I'm trying to write a basic script to compile HTML file includes. The premise goes like this:
I have 3 files
test.html
<div>
@include include1.html
<div>content</div>
@include include2.html
</div>
include1.html
<span>
banana
</span>
include2.html
<span>
apple
</span>
My desired output would be:
output.html
<div>
<span>
banana
</span>
<div>content</div>
<span>
apple
</span>
</div>
I've tried the following:
sed "s|@include \(.*)|$(cat \1)|" test.html >output.html
This returns cat: 1: No such file or directory
sed "s|@include \(.*)|cat \1|" test.html >output.html
This runs but gives:
output.html
<div>
cat include1.html
<div>content</div>
cat include2.html
</div>
Any ideas on how to run cat
inside sed
using group substitution? Or perhaps another solution.
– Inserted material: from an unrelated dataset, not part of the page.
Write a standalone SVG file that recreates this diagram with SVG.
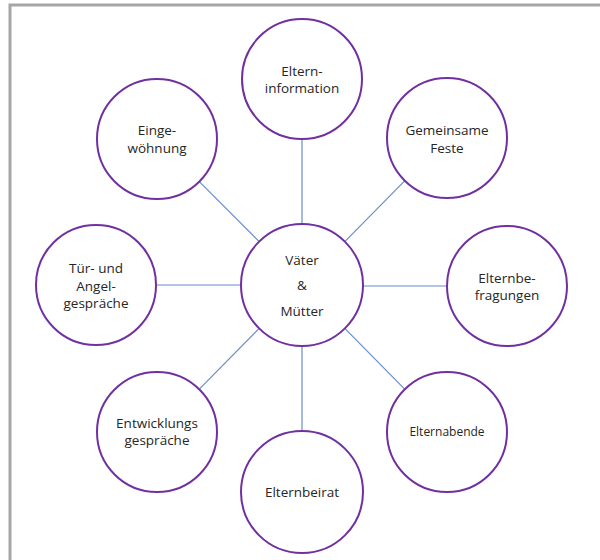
<svg xmlns="http://www.w3.org/2000/svg" width="600" height="560" viewBox="0 0 600 560">
<style>
.n{fill:#fff;stroke:#7030a0;stroke-width:2}
.t{font-family:"Open Sans","Liberation Sans",sans-serif;font-size:13.5px;fill:#262626;text-anchor:middle}
.c line{stroke:#6a8cc8;stroke-width:1.2}
</style>
<rect x="0" y="0" width="600" height="560" fill="#fff"/>
<rect x="10" y="5" width="620" height="600" fill="none" stroke="#a6a6a6" stroke-width="3"/>
<g class="c" id="connectors">
<line x1="302" y1="224" x2="302" y2="140"/>
<line x1="344.8" y1="241.6" x2="404.9" y2="180.7"/>
<line x1="363" y1="286" x2="447" y2="286"/>
<line x1="344.8" y1="328.4" x2="404.9" y2="389.3"/>
<line x1="302" y1="346" x2="302" y2="431"/>
<line x1="259.2" y1="328.4" x2="199.1" y2="389.3"/>
<line x1="157" y1="285" x2="241" y2="285"/>
<line x1="259.2" y1="241.6" x2="199.3" y2="181.6"/>
</g>
<g id="center"><circle class="n" cx="302" cy="285" r="61"/><text class="t" x="302" y="265">Väter</text><text class="t" x="302" y="290">&amp;</text><text class="t" x="302" y="316">Mütter</text></g>
<g id="info"><circle class="n" cx="302" cy="79" r="60"/><text class="t" x="302" y="76">Eltern-</text><text class="t" x="302" y="93">information</text></g>
<g id="feste"><circle class="n" cx="447" cy="138" r="60"/><text class="t" x="447" y="135">Gemeinsame</text><text class="t" x="447" y="153">Feste</text></g>
<g id="befragungen"><circle class="n" cx="507" cy="286" r="60"/><text class="t" x="507" y="283">Elternbe-</text><text class="t" x="507" y="300">fragungen</text></g>
<g id="abende"><circle class="n" cx="447" cy="432" r="60"/><text class="t" x="447" y="436" style="font-size:12px">Elternabende</text></g>
<g id="beirat"><circle class="n" cx="302" cy="492" r="61"/><text class="t" x="302" y="497">Elternbeirat</text></g>
<g id="entwicklung"><circle class="n" cx="157" cy="432" r="60"/><text class="t" x="157" y="428">Entwicklungs</text><text class="t" x="157" y="445">gespräche</text></g>
<g id="tuer"><circle class="n" cx="96" cy="285" r="60"/><text class="t" x="96" y="273">Tür- und</text><text class="t" x="96" y="291">Angel-</text><text class="t" x="96" y="308">gespräche</text></g>
<g id="eingewoehnung"><circle class="n" cx="157" cy="139" r="60"/><text class="t" x="157" y="135">Einge-</text><text class="t" x="157" y="153">wöhnung</text></g>
</svg>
I wrote this 15-20 years ago to recursively include files and it's included in the article I wrote about how/when to use getline under "Applications" then "d)". I tweaked it now to work with your specific "@include" directive, provide indenting to match the "@include" indentation, and added a safeguard against infinite recursion (e.g. file A includes file B and file B includes file A):
$ cat tst.awk
function read(file,indent) {
if ( isOpen[file]++ ) {
print "Infinite recursion detected" | "cat>&2"
exit 1
}
while ( (getline < file) > 0) {
if ($1 == "@include") {
match($0,/^[[:space:]]+/)
read($2,indent substr($0,1,RLENGTH))
} else {
print indent $0
}
}
close(file)
delete isOpen[file]
}
BEGIN{
read(ARGV[1],"")
exit
}
.
$ awk -f tst.awk test.html
<div>
<span>
banana
</span>
<div>content</div>
<span>
apple
</span>
</div>
Note that if include1.html
itself contained a @include ...
directive then it'd be honored too, and so on. Look:
$ for i in test.html include?.html; do printf -- '-----\n%s\n' "$i"; cat "$i"; done
-----
test.html
<div>
@include include1.html
<div>content</div>
@include include2.html
</div>
-----
include1.html
<span>
@include include3.html
</span>
-----
include2.html
<span>
apple
</span>
-----
include3.html
<div>
@include include4.html
</div>
-----
include4.html
<span>
grape
</span>
.
$ awk -f tst.awk test.html
<div>
<span>
<div>
<span>
grape
</span>
</div>
</span>
<div>content</div>
<span>
apple
</span>
</div>
With a non-GNU awk I'd expect it to fail after many levels of recursion with a "too many open files" error so get gawk if you need to go deeper than that or you'd have to write your own file management code.